Fracture Resistance of Cast Stainless Steels after Thermal Aging for up to 10000 Hours

This work package, Cast Stainless Steel Aging, aims to achieve a comprehensive scientific understanding on the aging and failure phenomena in cast austenitic stainless steels (CASSs) using holistic experimental and modeling means and to provide a practical and science-based model to predict the degree of thermal degradation of CASS components in extended-term operations. The test materials in the project include four model CASSs (CF3, CF3M, CF8, and CF8M), four EPRI-provided CASSs (CF3, two CF8s, and CF8M), and two reference wrought materials (304L and 316L), which contain a wide variety of d-ferrite contents (2–33%). These materials have been thermally aged at two light water reactor (LWR)-relevant temperatures (290 and 330°C) and at two accelerated-aging temperatures (360 and 400°C) for up to three years. In the fiscal year, the fracture toughness testing and J-R curve calculation were completed for the ten CASS and wrought materials aged up to 10,000 hours. This report is to present the results of the static fracture (J-R) testing for the model and EPRI-provided CASS materials after thermal aging up to 10,000 hours. First, a new aging parameter (A) was defined to present the aging degradation of mechanical properties against the common variable. This definition is used to scale an aging time at a temperature to the effective aging time at a reference temperature based on Arrhenius equation, which is a rate theory equation for thermally activated mechanisms. Second, the fracture test results are presented in the forms of fracture resistance (J-R or J-?a) curves, KJQ versus A curves, and tabulated crack length and fracture toughness data for ~460 fracture tests. Third, the fracture test results indicate that the fracture toughness tends to increase in early aging; after a short time, however, it decreases with aging parameter at a rate depending on the volume fraction of d-ferrite.
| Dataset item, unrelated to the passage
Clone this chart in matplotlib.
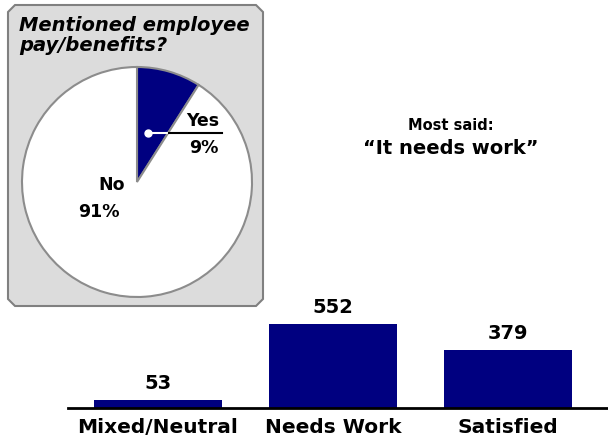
import matplotlib
matplotlib.use("Agg")
import matplotlib.pyplot as plt
from matplotlib.patches import Polygon

plt.rcParams['font.family'] = ['DejaVu Sans']

# bar data
categories = ["Mixed/Neutral", "Needs Work", "Satisfied"]
counts = [53, 552, 379]

# pie data
pie_labels = ["Yes", "No"]
pie_shares = [9, 91]

NAVY = "#000080"
W, H = 608, 444

fig = plt.figure(figsize=(W / 100, H / 100), dpi=100)

# full-figure overlay in pixel coords (y up)
bg = fig.add_axes([0, 0, 1, 1])
bg.axis("off")

def py(y):
    return H - y

# gray panel with cut corners
c = 7
x0, x1, y0, y1 = 8, 263, 5, 306
pts = [(x0 + c, y0), (x1 - c, y0), (x1, y0 + c), (x1, y1 - c), (x1 - c, y1),
       (x0 + c, y1), (x0, y1 - c), (x0, y0 + c)]
bg.add_patch(Polygon([(x, py(y)) for x, y in pts], closed=True,
                     facecolor="#dcdcdc", edgecolor="#808080", lw=1.5))

wedges, _ = bg.pie(pie_shares, colors=[NAVY, "white"], startangle=90,
                   counterclock=False, center=(137, py(182)), radius=115,
                   frame=True,
                   wedgeprops=dict(edgecolor="#8c8c8c", linewidth=1.5))
bg.set_xlim(0, W)
bg.set_ylim(0, H)
bg.set_aspect("auto")
bg.axis("off")

bg.text(19, py(26), "Mentioned employee", fontsize=14, fontweight="bold",
        fontstyle="italic", va="center", ha="left")
bg.text(19, py(46), "pay/benefits?", fontsize=14, fontweight="bold",
        fontstyle="italic", va="center", ha="left")

# Yes callout
bg.plot([148, 169], [py(133), py(133)], color="white", lw=1.5)
bg.plot([169, 222], [py(133), py(133)], color="black", lw=1.5)
bg.plot([148], [py(133)], marker="o", ms=5, color="white")
bg.text(203, py(121), pie_labels[0], fontsize=12.5, fontweight="bold",
        ha="center", va="center")
bg.text(204, py(148), f"{pie_shares[0]}%", fontsize=12.5, fontweight="bold",
        ha="center", va="center")
bg.text(112, py(185), pie_labels[1], fontsize=12.5, fontweight="bold",
        ha="center", va="center")
bg.text(99, py(212), f"{pie_shares[1]}%", fontsize=12.5, fontweight="bold",
        ha="center", va="center")

bg.text(451, py(125), "Most said:", fontsize=10.5, fontweight="bold",
        ha="center", va="center")
bg.text(451, py(148), "\u201cIt needs work\u201d", fontsize=14, fontweight="bold",
        ha="center", va="center")

# bar chart
ax = fig.add_axes([68 / W, (H - 408) / H, 540 / W, 118 / H])
xs = range(len(categories))
ax.bar(xs, counts, width=0.73, color=NAVY)
ax.set_xlim(-0.514, 2.571)
ax.set_ylim(0, 775)
for s in ["top", "right", "left"]:
    ax.spines[s].set_visible(False)
ax.spines["bottom"].set_linewidth(2)
ax.set_yticks([])
ax.set_xticks(list(xs))
ax.set_xticklabels(categories, fontsize=14.5, fontweight="bold")
ax.tick_params(axis="x", length=0, pad=7)
for x, v in zip(xs, counts):
    ax.text(x, v + 45, str(v), fontsize=14, fontweight="bold",
            ha="center", va="bottom")
ax.patch.set_alpha(0)

fig.savefig("out.png", dpi=100)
Overall, the decrease of static fracture toughness due to thermal aging is less significant than that of Charpy impact energy, which usually is measured as the reduction of upper shelf energy and shift of ductile-brittle transition temperature. Finally, a preliminary conclusion is derived for the static fracture behavior of aged CASS materials; which states that the cast stainless steels with d-ferrite contents less than ~20% will not be subjected to a significant reduction of static fracture toughness or embrittlement over the extended lifetimes of reactors.